Plotting code records
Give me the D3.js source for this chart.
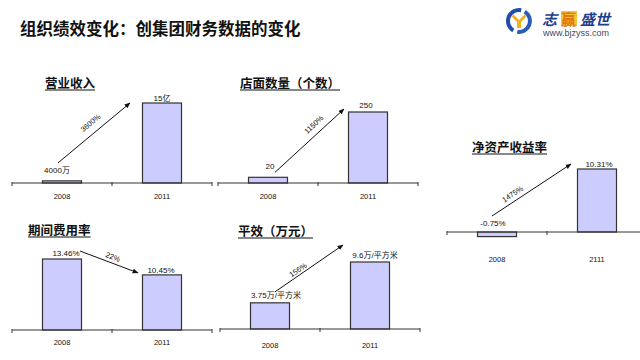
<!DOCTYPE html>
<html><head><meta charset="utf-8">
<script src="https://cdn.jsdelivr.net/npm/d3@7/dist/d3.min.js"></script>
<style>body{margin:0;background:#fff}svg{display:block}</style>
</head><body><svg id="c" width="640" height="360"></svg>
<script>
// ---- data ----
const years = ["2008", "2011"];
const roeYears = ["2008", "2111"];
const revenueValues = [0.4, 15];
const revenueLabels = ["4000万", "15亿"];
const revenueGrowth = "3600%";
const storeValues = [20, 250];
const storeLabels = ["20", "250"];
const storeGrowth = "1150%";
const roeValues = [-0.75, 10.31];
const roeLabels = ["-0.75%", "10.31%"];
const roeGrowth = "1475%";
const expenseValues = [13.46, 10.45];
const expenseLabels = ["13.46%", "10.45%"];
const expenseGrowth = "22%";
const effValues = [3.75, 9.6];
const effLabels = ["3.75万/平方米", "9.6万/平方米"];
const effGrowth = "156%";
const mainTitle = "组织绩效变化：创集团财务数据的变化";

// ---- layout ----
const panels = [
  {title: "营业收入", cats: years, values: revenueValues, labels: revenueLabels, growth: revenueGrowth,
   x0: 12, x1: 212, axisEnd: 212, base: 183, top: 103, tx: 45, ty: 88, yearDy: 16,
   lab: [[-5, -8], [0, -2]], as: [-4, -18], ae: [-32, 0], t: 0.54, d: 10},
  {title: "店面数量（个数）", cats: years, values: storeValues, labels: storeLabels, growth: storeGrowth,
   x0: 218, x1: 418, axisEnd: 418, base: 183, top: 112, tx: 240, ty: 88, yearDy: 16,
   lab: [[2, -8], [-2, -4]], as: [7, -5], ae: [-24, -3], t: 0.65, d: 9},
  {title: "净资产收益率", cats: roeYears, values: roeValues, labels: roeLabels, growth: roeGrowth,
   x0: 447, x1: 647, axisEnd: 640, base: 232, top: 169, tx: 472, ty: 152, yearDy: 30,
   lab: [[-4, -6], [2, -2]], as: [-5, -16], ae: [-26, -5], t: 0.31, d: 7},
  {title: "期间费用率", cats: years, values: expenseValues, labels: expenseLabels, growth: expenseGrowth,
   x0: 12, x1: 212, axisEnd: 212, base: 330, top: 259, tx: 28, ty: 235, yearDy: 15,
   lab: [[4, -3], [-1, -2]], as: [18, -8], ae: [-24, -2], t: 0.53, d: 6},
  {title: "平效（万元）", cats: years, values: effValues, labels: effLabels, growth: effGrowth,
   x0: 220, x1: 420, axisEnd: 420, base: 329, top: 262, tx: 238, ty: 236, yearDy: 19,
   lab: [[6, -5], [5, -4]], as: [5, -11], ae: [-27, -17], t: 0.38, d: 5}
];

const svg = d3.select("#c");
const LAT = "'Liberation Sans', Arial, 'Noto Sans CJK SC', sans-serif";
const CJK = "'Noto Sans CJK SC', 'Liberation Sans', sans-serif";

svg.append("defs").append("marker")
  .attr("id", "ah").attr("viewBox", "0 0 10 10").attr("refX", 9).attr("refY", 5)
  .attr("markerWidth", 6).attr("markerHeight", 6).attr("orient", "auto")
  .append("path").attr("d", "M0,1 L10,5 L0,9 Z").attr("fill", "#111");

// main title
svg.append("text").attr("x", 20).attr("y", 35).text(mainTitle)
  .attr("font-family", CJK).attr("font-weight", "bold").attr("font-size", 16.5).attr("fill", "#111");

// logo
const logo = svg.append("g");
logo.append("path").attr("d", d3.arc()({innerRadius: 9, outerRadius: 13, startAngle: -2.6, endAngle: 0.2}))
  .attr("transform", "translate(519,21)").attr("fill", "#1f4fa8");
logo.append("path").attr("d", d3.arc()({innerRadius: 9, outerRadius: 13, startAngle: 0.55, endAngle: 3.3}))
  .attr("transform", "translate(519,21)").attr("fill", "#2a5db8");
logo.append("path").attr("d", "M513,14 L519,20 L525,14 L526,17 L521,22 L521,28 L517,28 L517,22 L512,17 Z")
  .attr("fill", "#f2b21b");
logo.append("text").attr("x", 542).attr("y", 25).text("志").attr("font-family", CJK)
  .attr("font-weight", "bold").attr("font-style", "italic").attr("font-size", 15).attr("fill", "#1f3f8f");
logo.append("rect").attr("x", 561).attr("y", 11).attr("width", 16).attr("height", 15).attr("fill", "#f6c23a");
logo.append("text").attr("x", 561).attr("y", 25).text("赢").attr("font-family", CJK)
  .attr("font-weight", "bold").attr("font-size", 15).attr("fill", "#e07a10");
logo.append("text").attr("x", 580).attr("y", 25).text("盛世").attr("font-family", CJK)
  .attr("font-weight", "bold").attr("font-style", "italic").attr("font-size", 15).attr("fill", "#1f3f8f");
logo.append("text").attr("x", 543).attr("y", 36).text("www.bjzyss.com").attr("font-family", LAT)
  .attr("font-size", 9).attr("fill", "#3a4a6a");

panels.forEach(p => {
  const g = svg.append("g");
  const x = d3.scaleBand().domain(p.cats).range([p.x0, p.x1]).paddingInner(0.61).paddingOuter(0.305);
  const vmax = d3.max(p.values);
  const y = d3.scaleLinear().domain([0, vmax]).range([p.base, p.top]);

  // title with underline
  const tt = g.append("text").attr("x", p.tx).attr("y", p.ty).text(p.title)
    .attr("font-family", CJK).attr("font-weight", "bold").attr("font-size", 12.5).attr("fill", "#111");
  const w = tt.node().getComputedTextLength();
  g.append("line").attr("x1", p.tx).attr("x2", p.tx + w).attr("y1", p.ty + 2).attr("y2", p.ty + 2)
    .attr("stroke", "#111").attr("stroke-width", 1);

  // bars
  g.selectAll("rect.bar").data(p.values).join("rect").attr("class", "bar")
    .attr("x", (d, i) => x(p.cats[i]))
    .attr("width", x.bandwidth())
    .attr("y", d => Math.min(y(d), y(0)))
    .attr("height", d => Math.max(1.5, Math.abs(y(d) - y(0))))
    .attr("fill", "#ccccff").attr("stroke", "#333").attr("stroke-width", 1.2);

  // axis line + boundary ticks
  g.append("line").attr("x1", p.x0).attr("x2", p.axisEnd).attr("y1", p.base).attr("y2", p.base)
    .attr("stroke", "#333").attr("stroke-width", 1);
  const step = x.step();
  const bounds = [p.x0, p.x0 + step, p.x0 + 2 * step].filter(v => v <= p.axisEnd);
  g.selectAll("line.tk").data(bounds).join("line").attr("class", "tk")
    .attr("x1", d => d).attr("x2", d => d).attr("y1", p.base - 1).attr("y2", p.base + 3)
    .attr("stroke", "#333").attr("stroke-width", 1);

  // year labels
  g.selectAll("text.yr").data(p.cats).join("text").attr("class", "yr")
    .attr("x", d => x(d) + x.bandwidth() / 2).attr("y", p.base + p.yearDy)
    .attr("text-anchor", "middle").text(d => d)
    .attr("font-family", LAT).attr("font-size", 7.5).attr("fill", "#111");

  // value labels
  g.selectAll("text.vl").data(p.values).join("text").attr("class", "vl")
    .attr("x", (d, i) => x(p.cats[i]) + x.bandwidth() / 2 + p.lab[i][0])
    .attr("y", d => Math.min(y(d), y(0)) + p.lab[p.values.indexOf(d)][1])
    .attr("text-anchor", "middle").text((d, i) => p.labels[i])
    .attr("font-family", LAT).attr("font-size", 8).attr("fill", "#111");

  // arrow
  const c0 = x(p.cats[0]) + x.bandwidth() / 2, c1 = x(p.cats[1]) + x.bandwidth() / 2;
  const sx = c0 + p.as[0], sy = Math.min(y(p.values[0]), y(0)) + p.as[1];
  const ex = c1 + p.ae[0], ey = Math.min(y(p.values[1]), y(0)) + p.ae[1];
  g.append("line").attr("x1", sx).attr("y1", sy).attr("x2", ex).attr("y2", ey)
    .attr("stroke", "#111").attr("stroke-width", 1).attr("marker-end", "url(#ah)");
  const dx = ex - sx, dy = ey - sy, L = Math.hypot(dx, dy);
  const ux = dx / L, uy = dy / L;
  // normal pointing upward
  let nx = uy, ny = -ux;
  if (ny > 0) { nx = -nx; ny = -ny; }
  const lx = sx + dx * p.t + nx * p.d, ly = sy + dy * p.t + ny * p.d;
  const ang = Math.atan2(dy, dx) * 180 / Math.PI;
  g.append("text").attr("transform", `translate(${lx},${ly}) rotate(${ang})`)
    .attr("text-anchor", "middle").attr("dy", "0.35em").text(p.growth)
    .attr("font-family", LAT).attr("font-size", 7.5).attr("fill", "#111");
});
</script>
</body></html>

--

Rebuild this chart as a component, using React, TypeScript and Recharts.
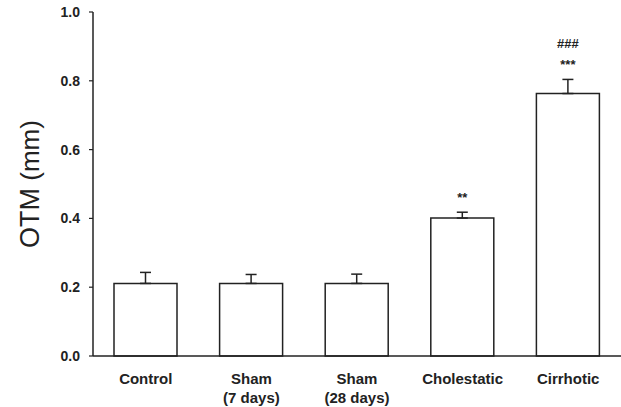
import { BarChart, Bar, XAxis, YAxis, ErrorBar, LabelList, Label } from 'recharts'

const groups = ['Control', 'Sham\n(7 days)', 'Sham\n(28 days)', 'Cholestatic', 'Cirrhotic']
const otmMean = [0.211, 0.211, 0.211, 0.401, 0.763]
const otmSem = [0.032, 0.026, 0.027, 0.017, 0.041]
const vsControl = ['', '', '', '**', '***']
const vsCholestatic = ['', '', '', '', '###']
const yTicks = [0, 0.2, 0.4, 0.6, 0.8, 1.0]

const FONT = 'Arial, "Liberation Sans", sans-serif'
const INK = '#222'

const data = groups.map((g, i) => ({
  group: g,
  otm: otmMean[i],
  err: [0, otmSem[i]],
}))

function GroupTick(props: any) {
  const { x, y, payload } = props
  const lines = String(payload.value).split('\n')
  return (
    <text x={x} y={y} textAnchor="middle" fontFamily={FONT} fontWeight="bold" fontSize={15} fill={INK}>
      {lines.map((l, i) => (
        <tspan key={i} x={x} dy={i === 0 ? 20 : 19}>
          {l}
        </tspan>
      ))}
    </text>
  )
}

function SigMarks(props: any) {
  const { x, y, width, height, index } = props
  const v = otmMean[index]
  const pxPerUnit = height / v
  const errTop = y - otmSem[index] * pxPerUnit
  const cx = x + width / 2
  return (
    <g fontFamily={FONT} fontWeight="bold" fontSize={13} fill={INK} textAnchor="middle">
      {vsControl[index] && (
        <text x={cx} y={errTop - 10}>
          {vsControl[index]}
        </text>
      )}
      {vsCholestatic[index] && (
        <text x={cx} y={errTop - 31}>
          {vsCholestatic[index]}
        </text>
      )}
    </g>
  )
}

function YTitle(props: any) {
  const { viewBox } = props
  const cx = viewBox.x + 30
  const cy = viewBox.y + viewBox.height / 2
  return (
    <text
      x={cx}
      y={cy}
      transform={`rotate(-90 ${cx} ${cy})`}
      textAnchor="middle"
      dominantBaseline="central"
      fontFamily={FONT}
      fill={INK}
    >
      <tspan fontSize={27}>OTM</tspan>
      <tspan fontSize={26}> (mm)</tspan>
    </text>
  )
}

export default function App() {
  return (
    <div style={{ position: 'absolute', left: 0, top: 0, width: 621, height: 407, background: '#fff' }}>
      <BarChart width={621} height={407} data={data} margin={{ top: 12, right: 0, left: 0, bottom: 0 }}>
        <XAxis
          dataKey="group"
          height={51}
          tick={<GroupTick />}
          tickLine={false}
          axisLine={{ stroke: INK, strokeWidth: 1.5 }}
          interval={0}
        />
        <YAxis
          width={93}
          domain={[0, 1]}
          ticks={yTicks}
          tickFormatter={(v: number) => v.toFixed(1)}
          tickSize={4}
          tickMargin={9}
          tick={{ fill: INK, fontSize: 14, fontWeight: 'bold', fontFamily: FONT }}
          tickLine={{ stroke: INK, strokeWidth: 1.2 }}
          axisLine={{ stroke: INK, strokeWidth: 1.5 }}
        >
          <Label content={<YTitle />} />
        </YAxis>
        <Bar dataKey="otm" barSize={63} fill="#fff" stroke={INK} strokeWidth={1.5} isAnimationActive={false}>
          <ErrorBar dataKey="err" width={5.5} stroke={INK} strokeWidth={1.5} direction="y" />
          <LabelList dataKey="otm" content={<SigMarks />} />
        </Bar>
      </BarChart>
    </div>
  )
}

--

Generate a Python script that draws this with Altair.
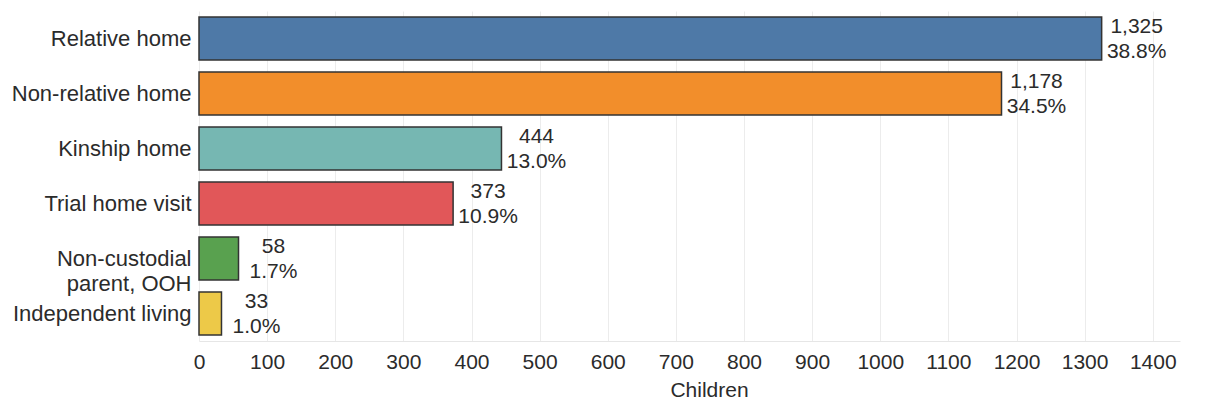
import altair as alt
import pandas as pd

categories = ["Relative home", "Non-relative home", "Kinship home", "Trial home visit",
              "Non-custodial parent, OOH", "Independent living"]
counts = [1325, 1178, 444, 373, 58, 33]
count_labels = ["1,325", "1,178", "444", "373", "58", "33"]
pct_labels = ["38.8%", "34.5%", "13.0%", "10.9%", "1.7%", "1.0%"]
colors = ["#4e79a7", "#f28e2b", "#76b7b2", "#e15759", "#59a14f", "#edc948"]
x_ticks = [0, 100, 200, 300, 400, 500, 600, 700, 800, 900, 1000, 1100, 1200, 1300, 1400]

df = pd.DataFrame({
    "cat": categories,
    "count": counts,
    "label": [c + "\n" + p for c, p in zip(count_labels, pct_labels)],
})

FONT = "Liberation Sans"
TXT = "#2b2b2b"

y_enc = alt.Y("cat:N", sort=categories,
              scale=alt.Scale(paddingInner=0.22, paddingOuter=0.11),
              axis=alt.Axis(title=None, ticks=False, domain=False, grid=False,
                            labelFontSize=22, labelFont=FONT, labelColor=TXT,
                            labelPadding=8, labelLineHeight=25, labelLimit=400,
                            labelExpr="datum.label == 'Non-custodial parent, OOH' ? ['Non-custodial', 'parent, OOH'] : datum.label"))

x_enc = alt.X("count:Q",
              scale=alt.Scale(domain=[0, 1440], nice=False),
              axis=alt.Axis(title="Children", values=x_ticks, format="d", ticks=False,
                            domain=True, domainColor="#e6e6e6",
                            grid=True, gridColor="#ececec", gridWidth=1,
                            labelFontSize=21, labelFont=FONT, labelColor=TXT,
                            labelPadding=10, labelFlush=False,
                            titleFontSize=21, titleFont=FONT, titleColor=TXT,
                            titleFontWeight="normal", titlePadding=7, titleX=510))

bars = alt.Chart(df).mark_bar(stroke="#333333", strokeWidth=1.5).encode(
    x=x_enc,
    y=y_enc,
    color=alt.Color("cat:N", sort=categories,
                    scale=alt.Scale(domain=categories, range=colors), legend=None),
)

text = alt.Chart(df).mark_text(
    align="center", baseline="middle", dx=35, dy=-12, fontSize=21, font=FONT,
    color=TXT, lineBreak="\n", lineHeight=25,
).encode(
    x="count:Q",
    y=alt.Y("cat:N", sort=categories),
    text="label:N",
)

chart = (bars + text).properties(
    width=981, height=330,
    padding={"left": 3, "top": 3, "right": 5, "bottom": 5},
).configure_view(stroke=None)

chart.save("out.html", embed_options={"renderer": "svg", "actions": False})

Task requirements: Above this task is a listing with pictures in it. Retype only the lines from the one containing "Generate a Python" through the one containing "parent, OOH' ?", both included, and not the pictures.

Correct output:
Generate a Python script that draws this with Altair.
import altair as alt
import pandas as pd

categories = ["Relative home", "Non-relative home", "Kinship home", "Trial home visit",
              "Non-custodial parent, OOH", "Independent living"]
counts = [1325, 1178, 444, 373, 58, 33]
count_labels = ["1,325", "1,178", "444", "373", "58", "33"]
pct_labels = ["38.8%", "34.5%", "13.0%", "10.9%", "1.7%", "1.0%"]
colors = ["#4e79a7", "#f28e2b", "#76b7b2", "#e15759", "#59a14f", "#edc948"]
x_ticks = [0, 100, 200, 300, 400, 500, 600, 700, 800, 900, 1000, 1100, 1200, 1300, 1400]

df = pd.DataFrame({
    "cat": categories,
    "count": counts,
    "label": [c + "\n" + p for c, p in zip(count_labels, pct_labels)],
})

FONT = "Liberation Sans"
TXT = "#2b2b2b"

y_enc = alt.Y("cat:N", sort=categories,
              scale=alt.Scale(paddingInner=0.22, paddingOuter=0.11),
              axis=alt.Axis(title=None, ticks=False, domain=False, grid=False,
                            labelFontSize=22, labelFont=FONT, labelColor=TXT,
                            labelPadding=8, labelLineHeight=25, labelLimit=400,
                            labelExpr="datum.label == 'Non-custodial parent, OOH' ? ['Non-custodial', 'parent, OOH'] : datum.label"))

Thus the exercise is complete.